Un marché du film de plus en plus actif
Une des caractéristiques du Festival de Berlin est d’être le premier rendez-vous de l’année des professionnels du cinéma de tous horizons. Le « Marché du Film Européen » fondé par Beki Probst est devenu l’un des lieux majeurs de négociation de droits cinématographiques. La forte fréquentation des stands des compagnies cinématographiques du monde entier, toujours plus nombreux chaque année, l’atteste, plus de 9.000 professionnels s’y étant pressés. Les grands stands « parapluie » nationaux s’étendent d’ailleurs de plus en plus, comme par exemple le stand italien, qui est devenu presque aussi grand que le stand allemand. Quant à celui où Unifrance héberge maints professionnels français, on y a même renoncé à son bar habituel pour leur faire de la place !
Le marché berlinois sait en outre suivre les dernières évolutions du cinéma, ouvrant cette année une série d’événements dédiés aux dernières évolutions de la technique (réalité virtuelle, etc.) sous le label « Horizons de l’EFM », sans compter des opérations spécifiques, comme la mise à disposition des professionnels pour la première fois en 2017 d’une plate-forme de promotion du cinéma des pays d’Afrique sub-saharienne. La onzième bourse aux livres « Books at Berlinale », espace d’exposition d’ouvrages susceptibles d’être adaptés au cinéma complétait efficacement la panoplie des moyens mis à la disposition des professionnels du cinéma.

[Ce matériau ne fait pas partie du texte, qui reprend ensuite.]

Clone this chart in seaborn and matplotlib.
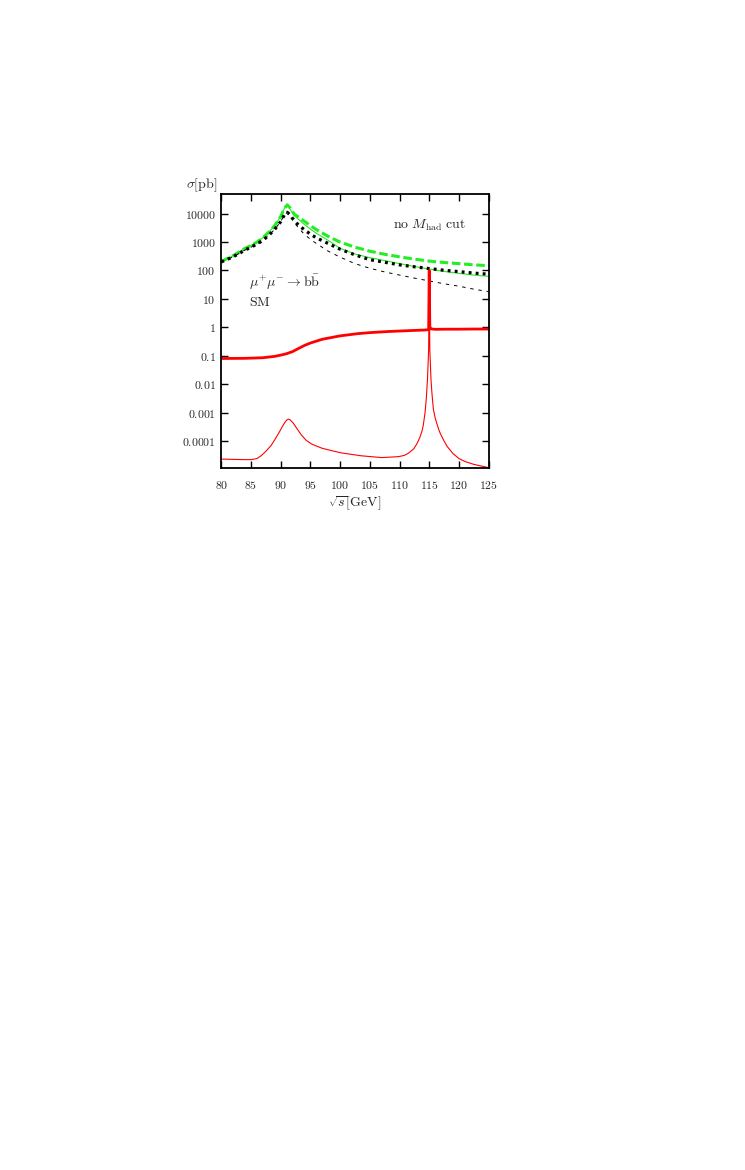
import numpy as np
import pandas as pd
import matplotlib
matplotlib.use("Agg")
import matplotlib.pyplot as plt
import seaborn as sns
from matplotlib.ticker import FixedLocator, FixedFormatter, NullLocator

# ---------------- data ----------------
x_tick_values = [80, 85, 90, 95, 100, 105, 110, 115, 120, 125]
x_tick_labels = ["80", "85", "90", "95", "100", "105", "110", "115", "120", "125"]
y_tick_values = [1e-4, 1e-3, 1e-2, 1e-1, 1, 10, 100, 1000, 10000]
y_tick_labels = ["0.0001", "0.001", "0.01", "0.1", "1", "10", "100", "1000", "10000"]

x_green = [80, 82, 84, 85, 86, 87, 88, 89, 90, 90.6, 91.1, 91.6, 92.3, 93, 94, 95, 96,
           98, 100, 102.5, 105, 107.5, 110, 112.5, 115, 117.5, 120, 122.5, 125]
green_thick = [209, 331, 603, 759, 1000, 1413, 2239, 3802, 7943, 15136, 20417, 15849, 9550,
               7586, 5370, 3802, 2754, 1585, 1000, 661, 479, 372, 302, 251, 214, 191, 174, 158, 148]
green_thin = [209, 331, 603, 759, 1000, 1413, 2239, 3802, 7943, 15136, 20417, 14125, 8511,
              6310, 4169, 2884, 2042, 1148, 603, 380, 282, 224, 174, 138, 112, 93, 79, 69, 62]

x_black = x_green
black_dotted = [200, 302, 525, 661, 851, 1148, 1738, 2818, 5248, 8913, 11220, 8913, 5623,
                3981, 2692, 1905, 1413, 891, 562, 355, 240, 195, 158, 135, 117, 102, 91, 81, 74]
black_dashed = [200, 302, 525, 661, 851, 1148, 1738, 2818, 5248, 8913, 11220, 7943, 4786,
                3162, 1862, 1259, 891, 479, 295, 174, 120, 89, 69, 54, 43, 34, 28, 22, 18]

x_red_thick = [80, 84, 87, 89, 90, 91, 92, 93, 94, 95, 97, 100, 103, 105, 108, 110, 112, 114,
               114.9, 115.0, 115.1, 115.3, 116, 118, 120, 122.5, 125]
red_thick = [0.080, 0.081, 0.085, 0.095, 0.105, 0.118, 0.14, 0.18, 0.23, 0.28, 0.38, 0.50,
             0.60, 0.65, 0.71, 0.74, 0.77, 0.80, 0.82, 100, 1.05, 0.88, 0.85, 0.86, 0.86, 0.87, 0.87]

x_red_thin = [80, 82, 84, 85, 86.0, 86.7, 87.5, 88.4, 89.0, 89.8, 90.2, 90.7, 91.0, 91.3,
              91.6, 92.1, 92.6, 93.5, 94.3, 95.2, 96.9, 98.5, 100.2, 103.6, 107, 109.8, 110.8,
              111.5, 112.4, 113.0, 113.4, 113.8, 114.0, 114.3, 114.5, 114.7, 114.9, 115.0,
              115.1, 115.3, 115.45, 115.7, 116.0, 116.3, 116.7, 117, 117.5, 118, 119, 120,
              121, 122.5, 123.5, 125]
red_thin = [2.3e-5, 2.25e-5, 2.2e-5, 2.2e-5, 2.4e-5, 3.0e-5, 4.3e-5, 7.0e-5, 1.1e-4, 2.1e-4,
            3.0e-4, 4.5e-4, 5.4e-4, 5.9e-4, 5.5e-4, 4.3e-4, 3.0e-4, 1.6e-4, 1.05e-4, 7.8e-5,
            5.6e-5, 4.6e-5, 3.8e-5, 3.0e-5, 2.6e-5, 2.8e-5, 3.1e-5, 3.7e-5, 5.3e-5, 8.5e-5,
            1.3e-4, 2.3e-4, 3.6e-4, 1.0e-3, 3.0e-3, 1.4e-2, 0.16, 30, 0.16, 1.4e-2, 5.0e-3,
            1.3e-3, 6.5e-4, 4.0e-4, 2.2e-4, 1.6e-4, 1.0e-4, 6.5e-5, 3.6e-5, 2.4e-5,
            1.9e-5, 1.5e-5, 1.35e-5, 1.15e-5]

# ---------------- style ----------------
sns.set_style("ticks")
plt.rcParams['font.family'] = ['DejaVu Serif']
plt.rcParams['mathtext.fontset'] = 'cm'
FS_TICK = 8.5
FS_TEXT = 10

fig = plt.figure(figsize=(7.45, 11.7), dpi=100)
ax = fig.add_axes([0.2970, 0.6003, 0.3589, 0.2339])
ax.set_yscale('log')

GREEN = '#22ee22'
RED = '#ff0000'

def draw(xs, ys, **kw):
    df = pd.DataFrame({"x": xs, "y": ys})
    sns.lineplot(data=df, x="x", y="y", ax=ax, estimator=None, sort=False, **kw)

draw(x_green, green_thick, color=GREEN, linewidth=2.2, linestyle=(0, (2.8, 1.2)))
draw(x_green, green_thin, color=GREEN, linewidth=0.8, linestyle='-')
draw(x_black, black_dotted, color='black', linewidth=2.3, linestyle=(0, (0.9, 1.3)))
draw(x_black, black_dashed, color='black', linewidth=0.7, linestyle=(0, (3.5, 5)))
draw(x_red_thick, red_thick, color=RED, linewidth=2.0, linestyle='-')
draw(x_red_thin, red_thin, color=RED, linewidth=0.8, linestyle='-')

ax.set_xlim(80, 125)
ax.set_ylim(1.15e-5, 4.93e4)
ax.set_xlabel('')
ax.set_ylabel('')

ax.xaxis.set_major_locator(FixedLocator(x_tick_values))
ax.xaxis.set_major_formatter(FixedFormatter(["$%s$" % t for t in x_tick_labels]))
ax.yaxis.set_major_locator(FixedLocator(y_tick_values))
ax.yaxis.set_major_formatter(FixedFormatter(["$%s$" % t for t in y_tick_labels]))
ax.xaxis.set_minor_locator(NullLocator())
ax.yaxis.set_minor_locator(NullLocator())

ax.tick_params(which='major', direction='in', top=True, right=True, length=5,
               width=1.0, labelsize=FS_TICK, color='black')
ax.tick_params(axis='x', pad=8)
ax.tick_params(axis='y', pad=4)
for s in ax.spines.values():
    s.set_linewidth(1.3)
    s.set_color('black')
    s.set_visible(True)

# texts
fig.text(0.2705, 0.8419, r'$\sigma[\mathrm{pb}]$', fontsize=FS_TEXT, ha='center', va='center')
fig.text(0.4765, 0.5703, r'$\sqrt{s}[\mathrm{GeV}]$', fontsize=FS_TEXT, ha='center', va='center')
ax.text(0.643, 0.887, r'$\mathrm{no}\ M_{\mathrm{had}}\ \mathrm{cut}$', transform=ax.transAxes,
        fontsize=FS_TEXT, ha='left', va='center')
ax.text(0.1047, 0.676, r'$\mu^{+}\mu^{-}\rightarrow \mathrm{b}\bar{\mathrm{b}}$',
        transform=ax.transAxes, fontsize=FS_TEXT, ha='left', va='center')
ax.text(0.1047, 0.6065, r'$\mathrm{SM}$', transform=ax.transAxes, fontsize=FS_TEXT,
        ha='left', va='center')

fig.savefig('out.png', dpi=100, facecolor='white')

En outre, alors que l’an dernier, l’arrivée de Netflix et d’Amazon avait semblé un peu « décalée », les professionnels d’Internet, confirmant en 2017 leur venue, sont maintenant devenus des acteurs reconnus et à part entière du Marché de Berlin, qu’ils ont contribué à dynamiser.
Devenu ainsi l’un des grands rendez-vous de la profession cinématographique mondial, la Berlinale par son positionnement spécifique entre l’art et l’essai, la politique, et les stars de son tapis rouge, garde ainsi une saveur qui fait le charme particulier, sous le signe de son Ours, l’animal fétiche de la ville de Berlin, rappelons-le.